Resets the environment.

And returns a dictionary of observations (keyed by the agent name)

step(actions)[source]#

Receives a dictionary of actions keyed by the agent name.

Returns the observation dictionary, reward dictionary, terminated dictionary, truncated dictionary and info dictionary, where each dictionary is keyed by the agent.

class syllabus.core.environment_sync_wrapper.RayGymnasiumSyncWrapper(env, update_on_step: bool = True, task_space: Space | None = None, global_task_completion: Callable[[Curriculum, ndarray, float, bool, Dict[str, Any]], bool] | None = None)[source]#

Bases: Wrapper

This wrapper is used to set the task on reset for a Gym environments running on parallel processes created using ray. Meant to be used with a RayLearningProgressCurriculum running on the main process.

change_task(new_task)[source]#

Changes the task of the existing environment to the new_task.

Each environment will implement tasks differently. The easiest system would be to call a function or set an instance variable to change the task.

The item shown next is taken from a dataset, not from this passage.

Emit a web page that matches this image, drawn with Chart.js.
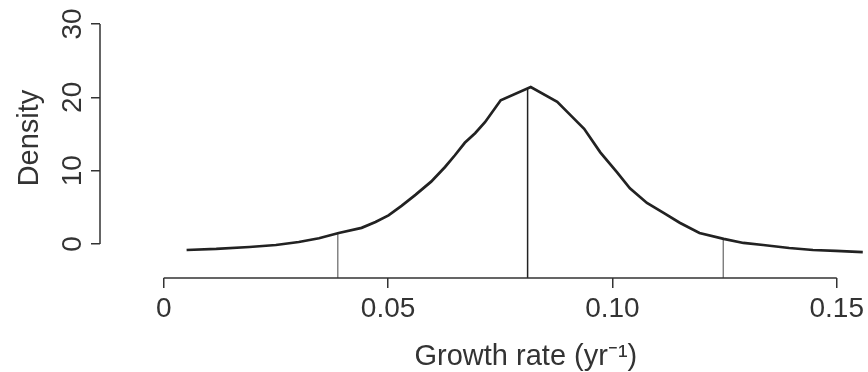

Some environments may need to be reset or even reinitialized to change the task. If you need to reset or re-init the environment here, make sure to check that it is not in the middle of an episode to avoid unexpected behavior.

reset(*args, **kwargs)[source]#

Uses the reset() of the env that can be overwritten to change the returned data.

step(action)[source]#

Uses the step() of the env that can be overwritten to change the returned data.

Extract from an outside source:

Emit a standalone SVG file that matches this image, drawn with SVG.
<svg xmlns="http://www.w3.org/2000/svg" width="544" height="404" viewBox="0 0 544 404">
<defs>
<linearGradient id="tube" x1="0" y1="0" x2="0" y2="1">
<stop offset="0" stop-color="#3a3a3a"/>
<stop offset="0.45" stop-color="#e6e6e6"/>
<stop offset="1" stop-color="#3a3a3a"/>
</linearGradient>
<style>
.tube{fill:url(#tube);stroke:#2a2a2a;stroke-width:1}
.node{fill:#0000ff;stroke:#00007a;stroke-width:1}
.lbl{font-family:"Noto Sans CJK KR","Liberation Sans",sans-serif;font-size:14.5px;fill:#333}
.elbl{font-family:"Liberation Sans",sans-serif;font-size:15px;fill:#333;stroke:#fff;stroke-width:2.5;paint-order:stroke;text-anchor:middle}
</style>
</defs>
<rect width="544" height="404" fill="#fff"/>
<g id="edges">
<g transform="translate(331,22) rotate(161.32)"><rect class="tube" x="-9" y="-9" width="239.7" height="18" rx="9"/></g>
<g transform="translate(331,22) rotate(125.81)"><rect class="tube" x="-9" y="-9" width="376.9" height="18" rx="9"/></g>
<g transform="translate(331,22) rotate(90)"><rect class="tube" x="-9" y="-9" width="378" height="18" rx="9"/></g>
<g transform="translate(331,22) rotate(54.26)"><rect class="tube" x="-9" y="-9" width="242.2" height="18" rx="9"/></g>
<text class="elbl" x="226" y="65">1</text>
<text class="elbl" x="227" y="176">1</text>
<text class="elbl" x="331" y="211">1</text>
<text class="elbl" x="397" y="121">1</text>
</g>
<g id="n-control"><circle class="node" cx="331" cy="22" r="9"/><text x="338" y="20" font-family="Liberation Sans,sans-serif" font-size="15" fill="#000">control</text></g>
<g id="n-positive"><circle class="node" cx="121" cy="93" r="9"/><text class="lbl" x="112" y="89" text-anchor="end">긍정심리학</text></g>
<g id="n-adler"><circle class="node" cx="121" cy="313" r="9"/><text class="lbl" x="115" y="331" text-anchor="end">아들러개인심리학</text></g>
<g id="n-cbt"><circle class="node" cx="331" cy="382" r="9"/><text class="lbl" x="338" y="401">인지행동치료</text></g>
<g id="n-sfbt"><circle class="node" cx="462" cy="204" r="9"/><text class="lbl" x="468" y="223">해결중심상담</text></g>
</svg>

class syllabus.core.environment_sync_wrapper.RayPettingZooSyncWrapper(env, task_space: TaskSpace, update_on_step: bool = True, global_task_completion: Callable[[Curriculum, ndarray, float, bool, Dict[str, Any]], bool] | None = None)[source]#

Bases: BaseParallelWrapper

This wrapper is used to set the task on reset for a Gym environments running on parallel processes created using ray. Meant to be used with a RayLearningProgressCurriculum running on the main process.

change_task(new_task)[source]#

Changes the task of the existing environment to the new_task.

Each environment will implement tasks differently. The easiest system would be to call a function or set an instance variable to change the task.

Some environments may need to be reset or even reinitialized to change the task. If you need to reset or re-init the environment here, make sure to check that it is not in the middle of an episode to avoid unexpected behavior.

reset(*args, **kwargs)[source]#

Resets the environment.

And returns a dictionary of observations (keyed by the agent name)

step(action)[source]#

Receives a dictionary of actions keyed by the agent name.

Returns the observation dictionary, reward dictionary, terminated dictionary, truncated dictionary and info dictionary, where each dictionary is keyed by the agent.